RECORDS FOR PROCESSING >>
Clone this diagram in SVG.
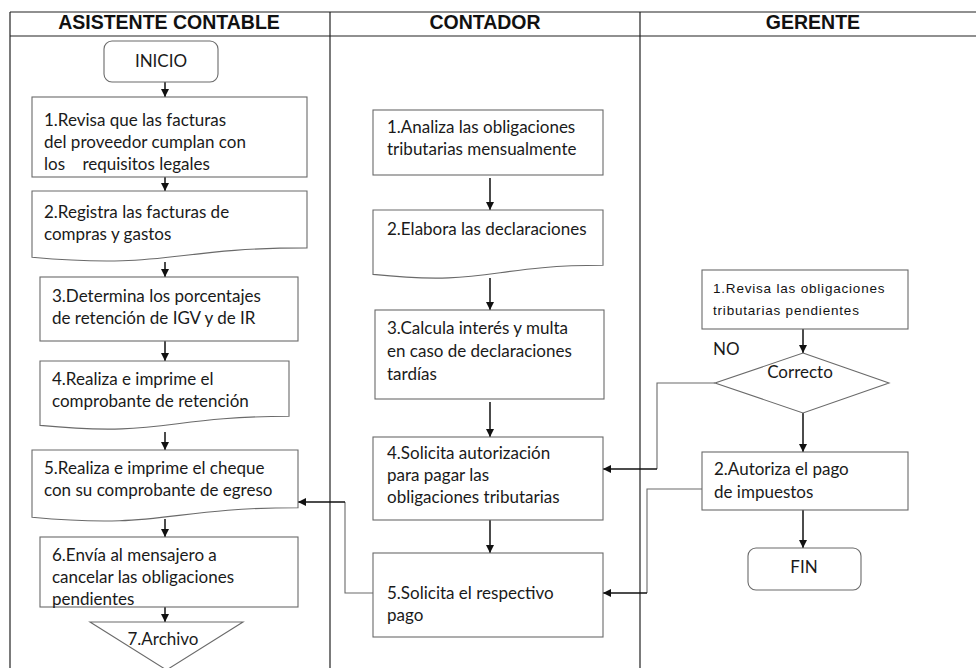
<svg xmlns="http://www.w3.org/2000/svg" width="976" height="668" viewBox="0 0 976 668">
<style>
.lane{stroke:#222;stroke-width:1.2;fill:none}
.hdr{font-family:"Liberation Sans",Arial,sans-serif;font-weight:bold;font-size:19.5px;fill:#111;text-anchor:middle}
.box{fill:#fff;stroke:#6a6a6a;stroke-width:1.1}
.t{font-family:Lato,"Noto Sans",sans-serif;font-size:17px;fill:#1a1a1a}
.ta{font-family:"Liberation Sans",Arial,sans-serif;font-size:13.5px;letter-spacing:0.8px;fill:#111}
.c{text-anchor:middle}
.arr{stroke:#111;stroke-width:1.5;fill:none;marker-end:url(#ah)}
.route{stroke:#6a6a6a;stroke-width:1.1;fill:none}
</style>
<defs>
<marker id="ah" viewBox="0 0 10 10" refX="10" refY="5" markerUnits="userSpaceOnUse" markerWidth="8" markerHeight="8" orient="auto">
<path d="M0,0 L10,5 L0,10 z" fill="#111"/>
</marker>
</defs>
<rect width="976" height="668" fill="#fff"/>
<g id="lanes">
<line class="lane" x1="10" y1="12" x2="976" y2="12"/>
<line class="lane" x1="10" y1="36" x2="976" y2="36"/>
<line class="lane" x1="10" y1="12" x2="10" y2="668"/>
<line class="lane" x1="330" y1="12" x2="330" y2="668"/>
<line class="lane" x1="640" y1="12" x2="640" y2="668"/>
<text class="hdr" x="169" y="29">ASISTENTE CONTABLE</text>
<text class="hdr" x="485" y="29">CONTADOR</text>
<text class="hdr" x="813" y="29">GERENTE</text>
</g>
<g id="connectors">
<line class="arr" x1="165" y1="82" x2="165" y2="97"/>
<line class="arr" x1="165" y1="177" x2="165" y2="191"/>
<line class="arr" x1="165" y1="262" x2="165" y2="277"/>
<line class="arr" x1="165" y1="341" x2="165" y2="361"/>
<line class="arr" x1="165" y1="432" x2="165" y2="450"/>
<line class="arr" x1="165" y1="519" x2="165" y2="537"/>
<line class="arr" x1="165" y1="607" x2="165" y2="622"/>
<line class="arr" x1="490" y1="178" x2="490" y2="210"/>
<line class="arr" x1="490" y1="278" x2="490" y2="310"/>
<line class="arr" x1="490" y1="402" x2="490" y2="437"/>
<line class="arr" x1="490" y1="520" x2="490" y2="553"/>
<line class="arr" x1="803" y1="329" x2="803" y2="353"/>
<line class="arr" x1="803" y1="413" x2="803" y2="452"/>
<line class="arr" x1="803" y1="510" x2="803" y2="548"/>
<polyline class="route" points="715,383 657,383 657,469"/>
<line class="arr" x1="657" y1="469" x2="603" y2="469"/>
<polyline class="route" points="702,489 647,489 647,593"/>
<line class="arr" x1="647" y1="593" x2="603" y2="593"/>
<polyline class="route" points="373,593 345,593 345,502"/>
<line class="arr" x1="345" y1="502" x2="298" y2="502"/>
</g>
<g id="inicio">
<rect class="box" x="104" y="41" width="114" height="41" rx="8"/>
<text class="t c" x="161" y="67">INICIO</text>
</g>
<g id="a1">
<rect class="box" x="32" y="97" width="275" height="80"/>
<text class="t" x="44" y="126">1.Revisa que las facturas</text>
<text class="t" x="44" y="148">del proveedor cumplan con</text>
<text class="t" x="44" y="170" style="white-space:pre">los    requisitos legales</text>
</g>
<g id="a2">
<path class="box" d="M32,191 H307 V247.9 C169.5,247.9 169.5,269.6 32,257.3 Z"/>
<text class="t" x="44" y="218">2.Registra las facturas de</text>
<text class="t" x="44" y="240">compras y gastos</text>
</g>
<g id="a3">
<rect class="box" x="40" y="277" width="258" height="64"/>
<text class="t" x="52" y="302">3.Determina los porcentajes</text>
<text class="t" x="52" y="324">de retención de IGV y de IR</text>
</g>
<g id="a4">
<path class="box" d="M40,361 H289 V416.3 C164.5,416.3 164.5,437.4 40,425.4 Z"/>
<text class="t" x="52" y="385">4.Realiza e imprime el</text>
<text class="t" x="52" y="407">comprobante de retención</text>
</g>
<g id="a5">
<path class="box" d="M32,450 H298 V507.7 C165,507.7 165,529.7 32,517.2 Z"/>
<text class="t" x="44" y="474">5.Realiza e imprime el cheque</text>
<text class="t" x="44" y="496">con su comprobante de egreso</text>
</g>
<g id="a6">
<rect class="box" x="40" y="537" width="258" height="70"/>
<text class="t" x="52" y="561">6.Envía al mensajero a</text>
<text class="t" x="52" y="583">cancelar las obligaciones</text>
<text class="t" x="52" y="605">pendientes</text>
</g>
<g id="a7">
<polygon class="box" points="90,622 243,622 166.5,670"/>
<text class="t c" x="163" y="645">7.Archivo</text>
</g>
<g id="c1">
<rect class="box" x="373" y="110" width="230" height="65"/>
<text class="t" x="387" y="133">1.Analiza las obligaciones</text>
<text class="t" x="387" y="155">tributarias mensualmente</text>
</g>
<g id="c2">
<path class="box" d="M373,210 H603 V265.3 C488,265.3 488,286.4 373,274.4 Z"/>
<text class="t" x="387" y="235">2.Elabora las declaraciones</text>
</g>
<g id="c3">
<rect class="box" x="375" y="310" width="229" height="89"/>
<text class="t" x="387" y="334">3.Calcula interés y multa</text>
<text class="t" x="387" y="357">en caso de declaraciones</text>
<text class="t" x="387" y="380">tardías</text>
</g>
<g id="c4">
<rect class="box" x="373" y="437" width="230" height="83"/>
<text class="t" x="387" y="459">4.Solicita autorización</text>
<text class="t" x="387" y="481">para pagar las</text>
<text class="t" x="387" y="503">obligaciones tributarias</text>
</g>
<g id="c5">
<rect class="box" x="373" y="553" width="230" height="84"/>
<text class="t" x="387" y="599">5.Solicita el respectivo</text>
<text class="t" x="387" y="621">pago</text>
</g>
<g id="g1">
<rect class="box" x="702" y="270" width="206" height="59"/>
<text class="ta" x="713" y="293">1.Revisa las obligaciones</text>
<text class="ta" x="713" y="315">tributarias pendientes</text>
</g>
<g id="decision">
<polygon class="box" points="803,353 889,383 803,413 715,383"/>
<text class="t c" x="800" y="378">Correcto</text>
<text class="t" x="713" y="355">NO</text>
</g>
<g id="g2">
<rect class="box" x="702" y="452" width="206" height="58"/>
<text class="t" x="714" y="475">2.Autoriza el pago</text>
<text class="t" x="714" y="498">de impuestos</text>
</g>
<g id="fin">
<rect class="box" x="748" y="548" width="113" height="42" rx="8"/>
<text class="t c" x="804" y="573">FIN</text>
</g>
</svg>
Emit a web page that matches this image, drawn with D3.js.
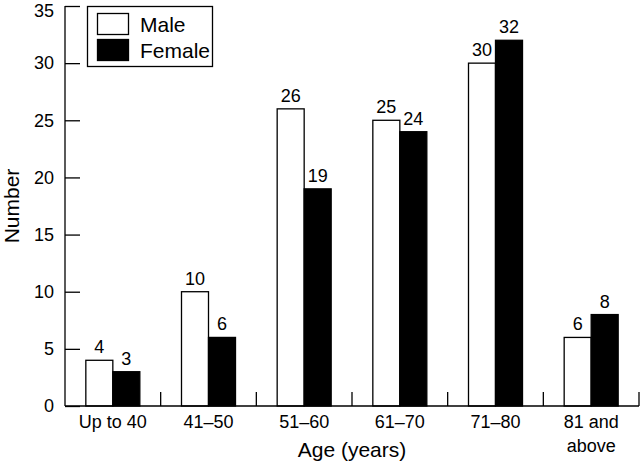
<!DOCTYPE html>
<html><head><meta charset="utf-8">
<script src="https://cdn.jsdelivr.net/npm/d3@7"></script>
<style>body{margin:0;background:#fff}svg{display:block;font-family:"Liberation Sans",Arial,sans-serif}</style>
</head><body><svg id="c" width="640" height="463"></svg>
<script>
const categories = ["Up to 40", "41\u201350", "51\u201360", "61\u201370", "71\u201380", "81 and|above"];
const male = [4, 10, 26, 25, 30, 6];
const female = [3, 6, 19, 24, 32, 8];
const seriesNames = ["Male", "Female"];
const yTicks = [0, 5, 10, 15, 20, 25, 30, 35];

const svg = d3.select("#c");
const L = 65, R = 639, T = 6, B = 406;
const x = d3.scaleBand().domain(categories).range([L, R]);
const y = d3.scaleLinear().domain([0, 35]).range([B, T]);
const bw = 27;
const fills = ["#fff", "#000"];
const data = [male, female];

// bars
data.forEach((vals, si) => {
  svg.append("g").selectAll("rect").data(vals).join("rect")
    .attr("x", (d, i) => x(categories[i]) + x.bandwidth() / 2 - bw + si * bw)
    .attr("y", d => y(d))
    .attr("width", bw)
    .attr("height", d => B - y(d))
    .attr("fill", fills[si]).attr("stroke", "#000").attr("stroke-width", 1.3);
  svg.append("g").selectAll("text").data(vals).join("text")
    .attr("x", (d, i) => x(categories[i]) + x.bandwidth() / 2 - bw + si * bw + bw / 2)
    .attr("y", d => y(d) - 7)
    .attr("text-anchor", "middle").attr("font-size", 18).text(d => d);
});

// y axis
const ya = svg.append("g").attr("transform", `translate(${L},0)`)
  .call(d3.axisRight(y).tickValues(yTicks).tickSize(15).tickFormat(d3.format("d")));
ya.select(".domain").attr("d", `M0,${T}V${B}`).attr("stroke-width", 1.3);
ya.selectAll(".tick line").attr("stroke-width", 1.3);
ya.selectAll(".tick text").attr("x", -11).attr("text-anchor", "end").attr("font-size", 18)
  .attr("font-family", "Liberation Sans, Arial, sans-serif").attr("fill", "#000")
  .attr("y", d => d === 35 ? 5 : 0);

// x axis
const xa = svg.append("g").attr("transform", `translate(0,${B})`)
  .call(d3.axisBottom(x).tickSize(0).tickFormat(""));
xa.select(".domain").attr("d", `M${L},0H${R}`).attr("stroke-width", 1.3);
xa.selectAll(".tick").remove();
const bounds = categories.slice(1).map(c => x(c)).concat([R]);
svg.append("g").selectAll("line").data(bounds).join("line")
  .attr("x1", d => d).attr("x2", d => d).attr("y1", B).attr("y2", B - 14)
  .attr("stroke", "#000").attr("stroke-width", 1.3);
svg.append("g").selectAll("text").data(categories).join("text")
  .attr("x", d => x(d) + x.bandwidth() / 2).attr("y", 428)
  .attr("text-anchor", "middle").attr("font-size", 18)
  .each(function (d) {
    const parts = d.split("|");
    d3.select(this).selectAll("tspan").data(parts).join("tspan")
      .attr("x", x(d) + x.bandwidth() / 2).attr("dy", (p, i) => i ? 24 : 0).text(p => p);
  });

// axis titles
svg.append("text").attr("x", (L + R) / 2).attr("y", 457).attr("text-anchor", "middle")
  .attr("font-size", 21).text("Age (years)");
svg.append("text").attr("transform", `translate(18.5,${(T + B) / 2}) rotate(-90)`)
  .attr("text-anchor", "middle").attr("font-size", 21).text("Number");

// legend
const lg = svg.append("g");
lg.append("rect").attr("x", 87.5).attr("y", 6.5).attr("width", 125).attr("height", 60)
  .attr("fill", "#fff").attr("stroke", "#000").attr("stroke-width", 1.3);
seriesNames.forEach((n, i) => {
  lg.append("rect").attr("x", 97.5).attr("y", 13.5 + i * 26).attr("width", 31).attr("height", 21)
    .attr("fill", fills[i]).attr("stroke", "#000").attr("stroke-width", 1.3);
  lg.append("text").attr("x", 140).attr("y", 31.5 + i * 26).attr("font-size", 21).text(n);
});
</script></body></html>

WHAT TO DO >>
Extract all lines containing the word "this".

EXERCISE SOLUTION >>
Clone this diagram in SVG.
Emit a web page that matches this image, drawn with D3.js.
    d3.select(this).selectAll("tspan").data(parts).join("tspan")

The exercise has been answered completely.